I've currently re-implemented most of the indexer in PHP instead. This does appear to work much better. The iconv() function actually works as advertised and can be set to always output clean UTF8 and just ignore broken encoding on input characters replacing them with blanks. Initially, I was using the Tidy extensions to PHP to parse the HTML, but had to give this one up because of the insane memory leaks (such as eating up a gigabyte of memory after indexing <10,000 pages - and I need to index more than 500,000). There's also a bug in 5.1.x at least wrt strtotime() that causes a coredump, but it appears to be fixed in 5.2.

Current version uses preg_match() with a couple of fairly simple regexps, and this appears to be working much better. It also gives significantly better performance than the Perl version, because all the "heavy duty" work is in C code linked into PHP, and not in interpreted code.

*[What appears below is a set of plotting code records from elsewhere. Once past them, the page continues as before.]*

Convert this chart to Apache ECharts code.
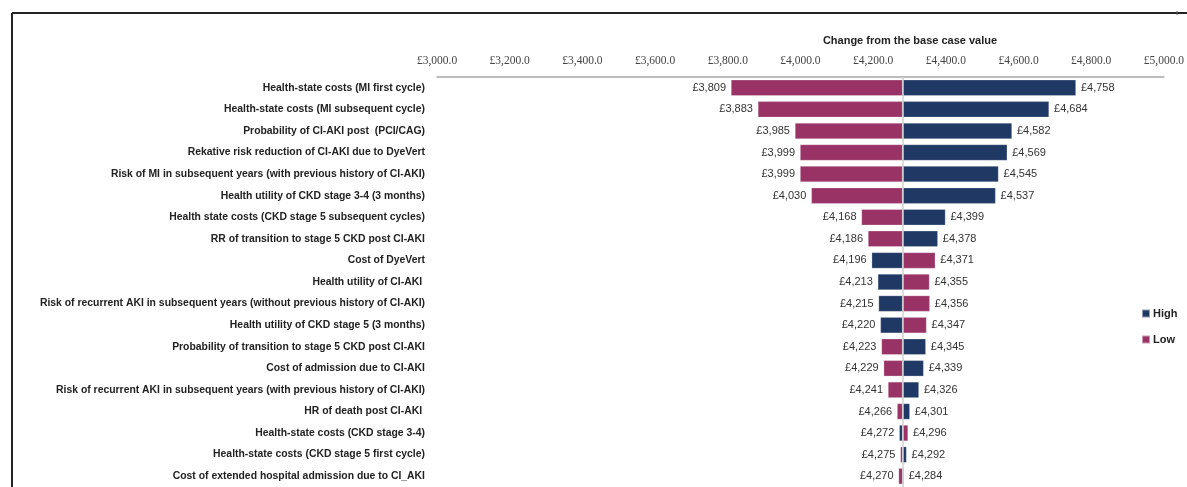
<!DOCTYPE html>
<html>
<head>
<meta charset="utf-8">
<script src="https://cdn.jsdelivr.net/npm/echarts@6/dist/echarts.min.js"></script>
<style>
html,body{margin:0;padding:0;background:#fff;}
#chart{width:1187px;height:487px;}
</style>
</head>
<body>
<div id="chart"></div>
<script>
const parameters = [
  "Health-state costs (MI first cycle)",
  "Health-state costs (MI subsequent cycle)",
  "Probability of CI-AKI post  (PCI/CAG)",
  "Rekative risk reduction of CI-AKI due to DyeVert",
  "Risk of MI in subsequent years (with previous history of CI-AKI)",
  "Health utility of CKD stage 3-4 (3 months)",
  "Health state costs (CKD stage 5 subsequent cycles)",
  "RR of transition to stage 5 CKD post CI-AKI",
  "Cost of DyeVert",
  "Health utility of CI-AKI ",
  "Risk of recurrent AKI in subsequent years (without previous history of CI-AKI)",
  "Health utility of CKD stage 5 (3 months)",
  "Probability of transition to stage 5 CKD post CI-AKI",
  "Cost of admission due to CI-AKI",
  "Risk of recurrent AKI in subsequent years (with previous history of CI-AKI)",
  "HR of death post CI-AKI ",
  "Health-state costs (CKD stage 3-4)",
  "Health-state costs (CKD stage 5 first cycle)",
  "Cost of extended hospital admission due to CI_AKI"
];
const lowValues  = [3809, 3883, 3985, 3999, 3999, 4030, 4168, 4186, 4371, 4355, 4356, 4347, 4223, 4229, 4241, 4266, 4296, 4275, 4270];
const highValues = [4758, 4684, 4582, 4569, 4545, 4537, 4399, 4378, 4196, 4213, 4215, 4220, 4345, 4339, 4326, 4301, 4272, 4292, 4284];
const baseCase = 4281;
const axisTicks = [3000, 3200, 3400, 3600, 3800, 4000, 4200, 4400, 4600, 4800, 5000];

const PINK = '#993366';
const BLUE = '#203864';
const fmt = v => '£' + v.toLocaleString('en-GB');

function padData(vals){ return vals.map(v => Math.min(v, baseCase)); }
function segData(vals){
  return vals.map(v => ({
    value: Math.abs(v - baseCase),
    label: { position: v < baseCase ? 'left' : 'right' }
  }));
}

const labelStyle = {
  show: true,
  fontFamily: 'Liberation Sans',
  fontSize: 11,
  color: '#333',
  distance: 5
};

const chart = echarts.init(document.getElementById('chart'));
chart.setOption({
  animation: false,
  backgroundColor: '#fff',
  title: {
    text: 'Change from the base case value',
    left: 905, top: 30, textAlign: 'center',
    textStyle: { fontFamily: 'Liberation Sans', fontSize: 11, fontWeight: 'bold', color: '#222' }
  },
  legend: {
    data: ['High', 'Low'],
    orient: 'vertical',
    left: 1136, top: 303,
    itemWidth: 8, itemHeight: 8, itemGap: 15,
    icon: 'rect',
    textStyle: { fontFamily: 'Liberation Sans', fontSize: 11, fontWeight: 'bold', color: '#222', padding: [0,0,0,-2] }
  },
  graphic: [
    { type: 'line', shape: { x1: 12, y1: 13, x2: 1187, y2: 13 }, style: { stroke: '#222', lineWidth: 2 } },
    { type: 'line', shape: { x1: 12, y1: 13, x2: 12, y2: 487 }, style: { stroke: '#222', lineWidth: 2 } },
    { type: 'line', shape: { x1: 1177, y1: 11, x2: 1177, y2: 15 }, style: { stroke: '#666', lineWidth: 1 } }
  ],
  grid: { left: 437, right: 23, top: 77, height: 413, containLabel: false },
  xAxis: {
    type: 'value', position: 'top',
    min: axisTicks[0], max: axisTicks[axisTicks.length - 1], interval: 200,
    axisLine: { show: true, lineStyle: { color: '#a6a6a6', width: 1.5 } },
    axisTick: { show: false },
    splitLine: { show: false },
    axisLabel: {
      margin: 10,
      fontFamily: 'Liberation Serif', fontSize: 11.5, color: '#444',
      formatter: v => '£' + v.toLocaleString('en-GB') + '.0'
    }
  },
  yAxis: {
    type: 'category', inverse: true, data: parameters,
    axisLine: { show: false }, axisTick: { show: false },
    axisLabel: {
      margin: 12,
      fontFamily: 'Liberation Sans', fontSize: 10.4, fontWeight: 'bold', color: '#222'
    }
  },
  series: [
    {
      name: 'lowPad', type: 'bar', stack: 'L', barWidth: 16, barGap: '-100%',
      data: padData(lowValues), itemStyle: { color: 'transparent' }, silent: true,
      markLine: {
        silent: true, symbol: 'none', label: { show: false },
        lineStyle: { color: '#d0d0d0', width: 1.5, type: 'solid' },
        data: [{ xAxis: baseCase }]
      }
    },
    {
      name: 'Low', type: 'bar', stack: 'L', barWidth: 16, barGap: '-100%',
      data: segData(lowValues),
      itemStyle: { color: PINK, borderColor: 'rgba(255,255,255,0.5)', borderWidth: 0.5 },
      label: Object.assign({}, labelStyle, { formatter: p => fmt(lowValues[p.dataIndex]) })
    },
    {
      name: 'highPad', type: 'bar', stack: 'H', barWidth: 16, barGap: '-100%',
      data: padData(highValues), itemStyle: { color: 'transparent' }, silent: true
    },
    {
      name: 'High', type: 'bar', stack: 'H', barWidth: 16, barGap: '-100%',
      data: segData(highValues),
      itemStyle: { color: BLUE, borderColor: 'rgba(255,255,255,0.5)', borderWidth: 0.5 },
      label: Object.assign({}, labelStyle, { formatter: p => fmt(highValues[p.dataIndex]) })
    }
  ]
});
</script>
</body>
</html>
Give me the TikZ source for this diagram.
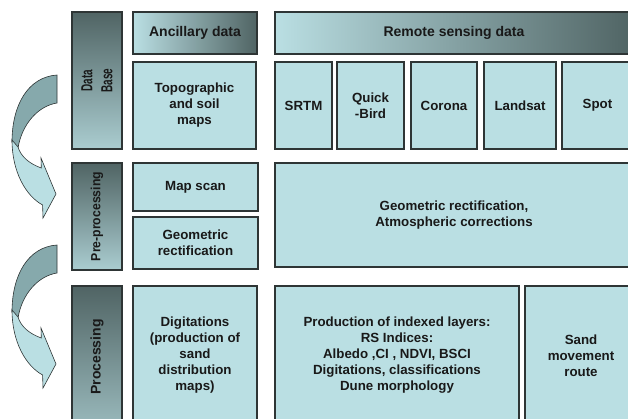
\documentclass[tikz,border=0pt]{standalone}
\usepackage{fontspec}
\setmainfont{Liberation Sans}
\newfontfamily\squishfont[FakeStretch=0.62]{Liberation Sans}
\newfontfamily\slimfont[FakeStretch=0.92]{Liberation Sans}
\usetikzlibrary{shadows}
\definecolor{cLight}{HTML}{BADFE3}
\definecolor{cDark}{HTML}{506464}
\definecolor{cEdge}{HTML}{2E3535}
\definecolor{cArrowDark}{HTML}{86A9AC}
\begin{document}
\begin{tikzpicture}[x=1pt,y=-1pt,
  span/.style n args={4}{minimum width={(#3-#1)*1pt}, minimum height={(#4-#2)*1pt},
    at={({(#1+#3)/2},{(#2+#4)/2})}},
  box/.style={draw=cEdge, line width=1.1pt, fill=cLight, inner sep=0pt, outer sep=0pt,
    align=center, font=\bfseries\fontsize{13.3}{16}\selectfont, text=black!90,
    drop shadow={shadow xshift=1.3pt, shadow yshift=-1.3pt, fill=black, opacity=0.45}},
  headbox/.style={box, left color=cLight, middle color=cLight!78!cDark, right color=cDark,
    font=\bfseries\fontsize{14}{16}\selectfont},
  colbox/.style={box, top color=cDark, middle color=cDark!45!cLight, bottom color=cLight!85!cDark},
  collabel/.style={rotate=90, align=center, inner sep=0pt, text=black!90},
  stagearrow/.pic={
    \path[draw=cEdge, line width=0.6pt, fill=cArrowDark]
      (57,75) .. controls (28,77) and (12,105) .. (12,142) -- (18,148)
      .. controls (22,124) and (38,106) .. (57,103) -- cycle;
    \path[draw=cEdge, line width=0.6pt, fill=cLight]
      (12,140) .. controls (12,172) and (26,196) .. (42.6,205) -- (43,218) -- (56,194)
      -- (41,158) -- (41.3,168) .. controls (30,164) and (21,157) .. (18,147) -- cycle;
  }]
\useasboundingbox (0,0) rectangle (628,418);
\clip (0,0) rectangle (628,418);

% stage arrows
\pic {stagearrow};
\pic[shift={(0,170)}] {stagearrow};

% left stage columns
\node[colbox, span={72}{12}{122}{149}] (db) {};
\node[colbox, span={72}{163}{122}{270}] (pp) {};
\node[colbox, span={72}{286}{122}{428}, bottom color=cLight!70!cDark] (pr) {};
\node[collabel, font=\squishfont\bfseries\fontsize{16}{20}\selectfont] (dbt) at (db.center) {Data\\Base};
\node[collabel, font=\slimfont\bfseries\fontsize{13.3}{16}\selectfont] (ppt) at (pp.center) {Pre-processing};
\node[collabel, font=\bfseries\fontsize{14}{16}\selectfont] (prt) at (pr.center) {Processing};

% data base row
\node[headbox, span={133}{12}{257}{54}] (anc) {Ancillary data};
\node[headbox, span={275}{12}{633}{54}] (rs) {Remote sensing data};
\node[box, span={133}{62}{256}{149}] (topo) {Topographic\\and soil\\maps};
\node[box, span={275}{62}{332}{149}] (srtm) {SRTM};
\node[box, span={337}{62}{404}{149}] (qb) {Quick\\-Bird};
\node[box, span={411}{62}{477}{149}] (cor) {Corona};
\node[box, span={484}{62}{556}{149}] (lan) {Landsat};
\node[box, span={562}{62}{633}{149}] (spot) {Spot};

% pre-processing row
\node[box, span={133}{163}{258}{211}] (mscan) {Map scan};
\node[box, span={133}{217}{258}{269}] (grect) {Geometric\\rectification};
\node[box, span={275}{163}{633}{267}] (gatm) {Geometric rectification,\\Atmospheric corrections};

% processing row
\node[box, span={133}{286}{257}{425}] (dig) {Digitations\\(production of\\sand\\distribution\\maps)};
\node[box, span={275}{286}{519}{425}] (prod) {Production of indexed layers:\\RS Indices:\\Albedo ,CI , NDVI, BSCI\\Digitations, classifications\\Dune morphology};
\node[box, span={525}{286}{637}{425}] (sand) {Sand\\movement\\route};
\end{tikzpicture}
\end{document}
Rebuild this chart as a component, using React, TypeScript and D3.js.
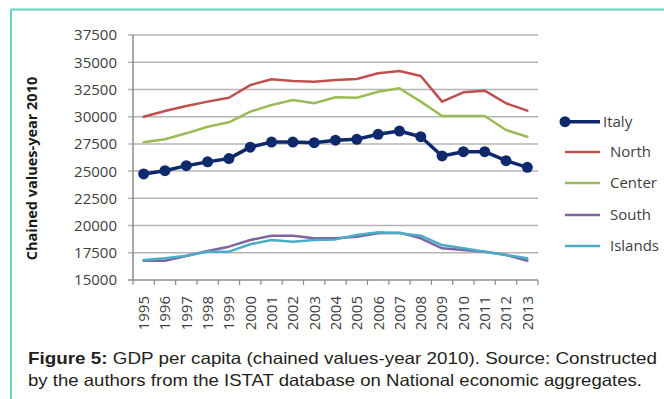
import React from "react";
import * as d3 from "d3";

// GDP per capita, chained values (reference year 2010)
const years = [
  "1995", "1996", "1997", "1998", "1999", "2000", "2001", "2002", "2003", "2004",
  "2005", "2006", "2007", "2008", "2009", "2010", "2011", "2012", "2013",
];
const italy = [24740, 25040, 25500, 25850, 26150, 27200, 27670, 27670, 27610, 27840, 27920, 28380, 28680, 28160, 26390, 26780, 26780, 25960, 25350];
const north = [30000, 30520, 30980, 31380, 31740, 32900, 33430, 33280, 33200, 33370, 33460, 33980, 34190, 33740, 31380, 32240, 32390, 31230, 30550];
const center = [27650, 27920, 28470, 29080, 29480, 30460, 31070, 31530, 31230, 31780, 31740, 32290, 32610, 31380, 30060, 30060, 30060, 28780, 28160];
const south = [16770, 16770, 17200, 17660, 18060, 18670, 19070, 19070, 18830, 18830, 18980, 19290, 19350, 18830, 17910, 17760, 17600, 17300, 16770];
const islands = [16840, 16990, 17230, 17600, 17600, 18280, 18670, 18520, 18670, 18730, 19130, 19380, 19290, 19070, 18210, 17910, 17600, 17300, 16990];
const yTicks = [15000, 17500, 20000, 22500, 25000, 27500, 30000, 32500, 35000, 37500];

const seriesNames = ["Italy", "North", "Center", "South", "Islands"];
const seriesValues = [italy, north, center, south, islands];
const seriesColors = ["#0f2a6c", "#c0504d", "#9bbb59", "#8064a2", "#4bacc6"];

const W = 664;
const H = 399;
const plot = { left: 133, right: 538, top: 35, bottom: 280 };
const tickFont = "'Open Sans', sans-serif";
const captionFont = "'Liberation Sans', Arial, sans-serif";

export default function App() {
  const x = d3.scaleBand<string>().domain(years).range([plot.left, plot.right]).paddingInner(0).paddingOuter(0);
  const y = d3.scaleLinear().domain([15000, 37500]).range([plot.bottom, plot.top]);
  const cx = (i: number) => (x(years[i]) as number) + x.bandwidth() / 2;
  const line = d3
    .line<number>()
    .x((_, i) => cx(i))
    .y((v) => y(v))
    .curve(d3.curveLinear);

  const boundaries = years.map((yr) => x(yr) as number).concat([plot.right]);

  const legendRows = [121.7, 152, 183, 215, 246];
  const legendTextX = [603, 610, 610, 610, 610];

  return (
    <svg
      width={W}
      height={H}
      style={{ position: "absolute", left: 0, top: 0, background: "#ffffff" }}
    >
      {/* frame */}
      <line x1={11} y1={9.5} x2={W} y2={9.5} stroke="#62d2c3" strokeWidth={2} />
      <line x1={11} y1={9.5} x2={11} y2={H} stroke="#62d2c3" strokeWidth={2} />

      {/* gridlines */}
      {yTicks.map((t) => (
        <line
          key={"g" + t}
          x1={plot.left - 5}
          x2={plot.right}
          y1={y(t)}
          y2={y(t)}
          stroke={t === 15000 ? "#8c8c8c" : "#b4b4b4"}
          strokeWidth={1.5}
        />
      ))}
      {/* y axis */}
      <line x1={plot.left} x2={plot.left} y1={plot.top} y2={plot.bottom} stroke="#8c8c8c" strokeWidth={1.5} />
      {yTicks.map((t) => (
        <text
          key={"yl" + t}
          x={117}
          y={y(t)}
          dy="0.36em"
          textAnchor="end"
          fontFamily={tickFont}
          fontSize={15}
          fill="#404040"
        >
          {t}
        </text>
      ))}
      {/* x axis ticks and labels */}
      {boundaries.map((bx, i) => (
        <line key={"xt" + i} x1={bx} x2={bx} y1={plot.bottom} y2={plot.bottom + 5} stroke="#8c8c8c" strokeWidth={1.2} />
      ))}
      {years.map((yr, i) => (
        <text
          key={"xl" + yr}
          transform={`translate(${cx(i)},${296}) rotate(-90)`}
          dy="0.36em"
          textAnchor="end"
          fontFamily={tickFont}
          fontSize={15}
          fill="#404040"
        >
          {yr}
        </text>
      ))}

      {/* axis title */}
      <text
        transform={`translate(32,${168.5}) rotate(-90)`}
        dy="0.36em"
        textAnchor="middle"
        fontFamily={tickFont}
        fontWeight="bold"
        fontSize={14.5}
        fill="#1a1a1a"
      >
        Chained values-year 2010
      </text>

      {/* series */}
      {seriesValues.map((vals, k) => (
        <path
          key={"s" + k}
          d={line(vals) || ""}
          fill="none"
          stroke={seriesColors[k]}
          strokeWidth={k === 0 ? 3.5 : 2.5}
          strokeLinejoin="round"
          strokeLinecap="round"
        />
      ))}
      {italy.map((v, i) => (
        <circle key={"m" + i} cx={cx(i)} cy={y(v)} r={5.5} fill={seriesColors[0]} />
      ))}

      {/* legend */}
      {seriesNames.map((name, k) => (
        <g key={"lg" + name}>
          <line
            x1={565}
            x2={600}
            y1={legendRows[k]}
            y2={legendRows[k]}
            stroke={seriesColors[k]}
            strokeWidth={k === 0 ? 3.5 : 2.5}
          />
          {k === 0 && <circle cx={565} cy={legendRows[k]} r={5.5} fill={seriesColors[0]} />}
          <text
            x={legendTextX[k]}
            y={legendRows[k]}
            dy="0.36em"
            fontFamily={tickFont}
            fontSize={15}
            fill="#404040"
          >
            {name}
          </text>
        </g>
      ))}

      {/* caption */}
      <text
        x={28}
        y={364}
        fontFamily={captionFont}
        fontSize={16.5}
        fill="#231f20"
        textLength={629}
        lengthAdjust="spacingAndGlyphs"
      >
        <tspan fontWeight="bold">Figure 5:</tspan>
        <tspan> GDP per capita (chained values-year 2010). Source: Constructed</tspan>
      </text>
      <text
        x={28}
        y={386}
        fontFamily={captionFont}
        fontSize={16.5}
        fill="#231f20"
        textLength={614}
        lengthAdjust="spacingAndGlyphs"
      >
        by the authors from the ISTAT database on National economic aggregates.
      </text>
    </svg>
  );
}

There are still some issues with the PHP indexer, but it looks a lot better. Will keep posting more info when I have it :-)

Meeting at EnterpriseDB

I just got back (well, yesterday) from the meeting at EnterpriseDB, about their cooperation with the community and such. It was basically me, a couple of -core guys and a bunch of EDB folks. IMHO, a very good meeting, and there appears to be a lot of very interesting things that EDB are about to contirbute back into the community. Most if it has already been discussed on the lists or at the conference in Toronto, but there are a couple of more very nice things in the works that we'll know more about shortly. Apart from that, it was also another nice chance to meet with some of the PostgreSQL people face to face.